Para Toni, os EUA calculam sair na frente de grandes emissores na rota de descarbonização porque “perceberam que não perdiam da China devido à emissão de carbono, mas por falta de investimento em ciência e inovação”. “Agora mudou a chave de competição. O cálculo político é que a margem de vantagem competitiva de produzir externalizando os custos climáticos é pequena se comparada com o ganho de competitividade tecnológica que se tem ao sair na frente”, pontua.

No entanto, na avaliação do físico e climatologista Paulo Artaxo, professor da USP, não há mais tempo para conter o aquecimento em 1,5ºC —o teto evitaria a inundação de litorais e submersão de países-ilha até o fim do século. “O mundo já aqueceu entre 1,1ºC e 1,2ºC e, até as políticas anunciadas agora serem implementadas, já teremos chegado a 1,5ºC”, avalia Artaxo.

“Como essas políticas não se fazem da noite para o dia, ainda vamos ter 30 anos de emissões, e o mundo vai continuar aquecendo numa taxa acelerada; impossível evitar.”

De acordo com Toni, a próxima década será pautada pelos instrumentos econômicos, com medidas como a precificação do carbono, desde o mercado de emissões até a taxação, e a revisão de critérios para o comércio global, em uma regulamentação que evitaria dar vantagens para produtos dependentes de altas emissões de carbono.

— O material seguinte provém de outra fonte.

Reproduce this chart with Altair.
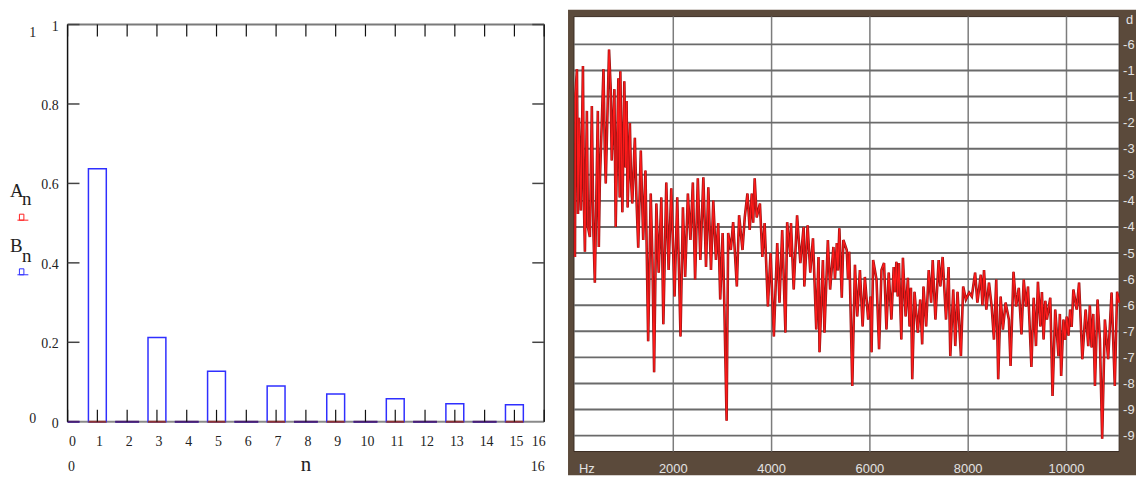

O financiamento pelos mais ricos é a chave aguardada para que o restante do mundo acompanhe a rota de descarbonização. “A volta dos EUA para a mesa é fundamental também devido ao retorno do financiamento, que continua sendo a grande interrogação”, afirma Pablo Vieira, diretor da NDC Partnership. A iniciativa dá suporte a 77 países em desenvolvimento na implementação de metas climáticas.

Para ele, o debate precisa ir além das nações emergentes e desenvolvidas, que são os grandes emissores atuais e históricos, para financiar uma guinada global e inclusiva na curva de emissões. “Não podemos desconsiderar os países menores ou mais pobres, porque eles serão os grandes emissores do futuro.”

O bloco dos desenvolvidos havia prometido, em 2009, doações anuais de US$ 100 bilhões (R$ 547 bilhões) a partir de 2020 para financiar ações climáticas nos países em desenvolvimento, mas a promessa é vista pela comunidade internacional como improvável de ser cumprida atualmente.

Os Estados Unidos sinalizaram na última semana que devem doar US$ 1,2 bilhão (R$ 6,5 bilhões) para o Fundo Verde do Clima e distribuir mais US$ 1,3 bilhão (R$ 7,1 bilhões) em parcerias bilaterais.

Outra aposta para cumprir a redução drástica das emissões está na captura de carbono. Compensar —e não só evitar— emissões é uma ressalva presente na retórica de países altamente dependentes da produção de combustíveis fósseis —como Árabia Saudita, Noruega e mesmo Estados Unidos. Eles miram em investimentos para compensar a queima de gases-estufa por meio de tecnologias para estocá-lo de volta no solo, principalmente através do plantio de árvores e a restauração de áreas naturais degradadas.

Além de permitir a grandes poluidores embarcar em metas climáticas de curto prazo, a compensação destina investimentos a países com grandes áreas a serem regeneradas, como é o caso brasileiro.

O país já havia recebido doações de R$ 3,4 bilhões de Noruega e Alemanha como remuneração por controlar o desmatamento, mas as transações foram interrompidas no início do governo Bolsonaro.

Mesmo em um esforço de transformação da sua figura na Cúpula do Clima, o presidente Jair Bolsonaro ainda associou, em seu discurso na quinta (22), a pobreza ao que chamou de “paradoxo amazônico”. O ministro da Economia, Paulo Guedes, já havia gerado críticas no último ano ao associar, no fórum econômico de Davos, o desmatamento ao combate à pobreza.

De acordo com fontes ligadas à diplomacia americana, o discurso do presidente brasileiro, baseado em realizações de gestões passadas e sem a apresentação de estratégias atuais, minou as expectativas de que o governo poderia ter uma chance de recuperar a confiança internacional na pauta climática.

No entanto, a expectativa é a de que os EUA cobrem esforços do país ainda dentro de um espírito de cooperação, sob a prioridade de concluir a regulamentação de Paris, prevista para o final do ano na COP26, na Escócia.